Furthermore, there is a known coplanar waveguide filter structure shown in FIG. 29 in which the quarter-wavelength center conductors of the quarter-wavelength coplanar waveguide resonators have a stepped impedance structure to reduce the total length of the coplanar waveguide filter (see the non-patent literature 1).
The total length of the coplanar waveguide filter composed of a plurality of coplanar waveguide resonators connected in series with each other in the direction of the connection (referred to simply as the total length of the coplanar waveguide filter, hereinafter) largely depends on the total length of each of the coplanar waveguide resonators forming the coplanar waveguide filter in the direction of the connection (referred to simply as the total length of the coplanar waveguide resonator, hereinafter). If the total length of the coplanar waveguide resonator is reduced, the total length of the coplanar waveguide filter composed of the coplanar waveguide resonators is also reduced.
Although the quarter-wavelength coplanar waveguide resonator has a shorter total length than the half-wavelength coplanar waveguide resonator, the center conductor has to have a physical length corresponding to an electrical length equivalent to a quarter wavelength at a desired resonance frequency, and it is necessary to contemplate further reducing the total length of the quarter-wavelength coplanar waveguide resonator.

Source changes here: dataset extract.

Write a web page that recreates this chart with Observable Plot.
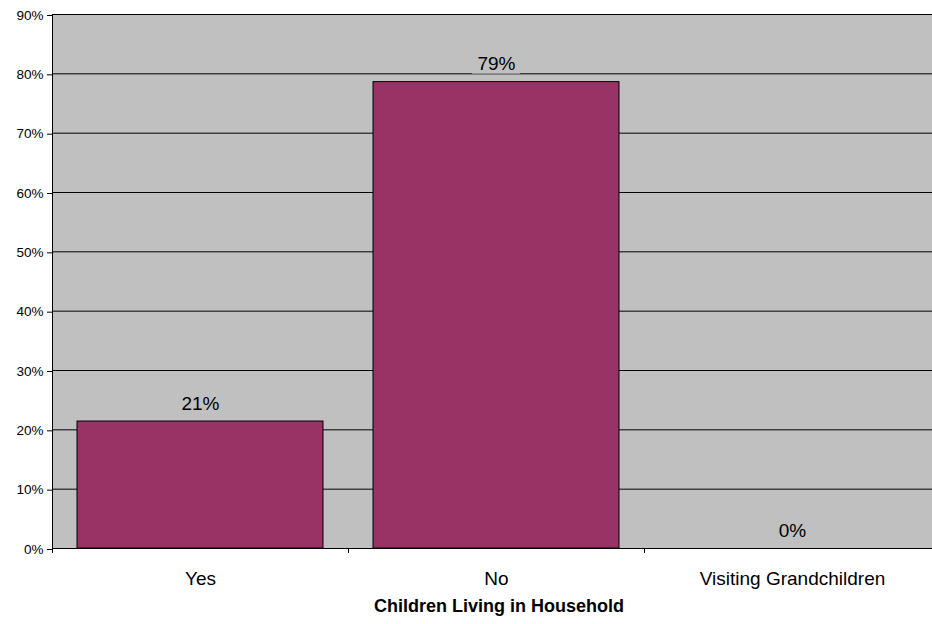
<!DOCTYPE html>
<html>
<head>
<meta charset="utf-8">
<script src="https://cdn.jsdelivr.net/npm/d3@7"></script>
<script src="https://cdn.jsdelivr.net/npm/@observablehq/plot@0.6"></script>
<style>
  html, body { margin: 0; padding: 0; background: #fff; }
</style>
</head>
<body>
<div id="chart"></div>
<script>
const categories = ["Yes", "No", "Visiting Grandchildren"];
const values = [21.4, 78.6, 0];
const valueLabels = ["21%", "79%", "0%"];
const yTicks = [0, 10, 20, 30, 40, 50, 60, 70, 80, 90];
const xTitle = "Children Living in Household";

const data = categories.map((c, i) => ({category: c, value: values[i], label: valueLabels[i]}));

const chart = Plot.plot({
  width: 932,
  height: 624,
  marginTop: 14,
  marginBottom: 76,
  marginLeft: 52,
  marginRight: -8,
  style: {fontFamily: "'Liberation Sans', Arial, sans-serif", background: "#fff", color: "#000"},
  x: {domain: categories, padding: 0, label: null},
  y: {domain: [0, 90], label: null},
  marks: [
    Plot.frame({fill: "#c0c0c0", stroke: null}),
    Plot.gridY(yTicks.slice(1), {stroke: "#000", strokeOpacity: 1}),
    Plot.barY(data.filter(d => d.value > 0), {
      x: "category", y: "value", insetLeft: 25, insetRight: 25,
      fill: "#993366", stroke: "#000", strokeWidth: 1
    }),
    Plot.barY(data, {
      x: "category", y1: "value", y2: "value",
      insetTop: -29, insetBottom: 8, insetLeft: 124, insetRight: 124,
      fill: "#c0c0c0"
    }),
    Plot.text(data, {
      x: "category", y: "value", text: "label",
      lineAnchor: "bottom", dy: -12, fontSize: 19, fill: "#000"
    }),
    Plot.ruleY([0], {stroke: "#000"}),
    Plot.tickX([categories[0]], {x: d => d, dx: -148, stroke: "#000"}),
    Plot.tickX(categories, {x: d => d, dx: -148, insetTop: 534, insetBottom: -5, stroke: "#000"}),
    Plot.axisY({ticks: yTicks, tickFormat: d => d + "%", tickSize: 5, tickPadding: 4, fontSize: 13.5, dy: 1, label: null}),
    Plot.axisX({tickSize: 0, tickPadding: 23, fontSize: 19, label: null}),
    Plot.text([xTitle], {text: d => d, frameAnchor: "bottom", dy: 63, dx: 2.5, fontSize: 18, fontWeight: "bold", fill: "#000"})
  ]
});

document.getElementById("chart").appendChild(chart);
</script>
</body>
</html>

If the stepped impedance structure is used in the quarter-wavelength coplanar waveguide resonator, the total length of the coplanar waveguide resonator can be further reduced. However, the area of the center conductor is increased to increase the capacitance at the part at which the electrical field is concentrated, and therefore, it is difficult to reduce the footprint of the quarter-wavelength coplanar waveguide resonator on the dielectric substrate, while the total length of the coplanar waveguide resonator can be reduced.
Alternatively, the total length of the coplanar waveguide resonator can be further reduced if the center conductor is formed in a meander or spiral shape. However, the quarter-wavelength coplanar waveguide resonator requires an area on which the center conductor having a physical length corresponding to an electrical length equivalent to a quarter wavelength is disposed, and therefore, it is difficult to reduce the footprint of the quarter-wavelength coplanar waveguide resonator on the dielectric substrate.
As described above, even if the total length of the coplanar waveguide resonator can be reduced, the coplanar waveguide resonator cannot be sufficiently miniaturized.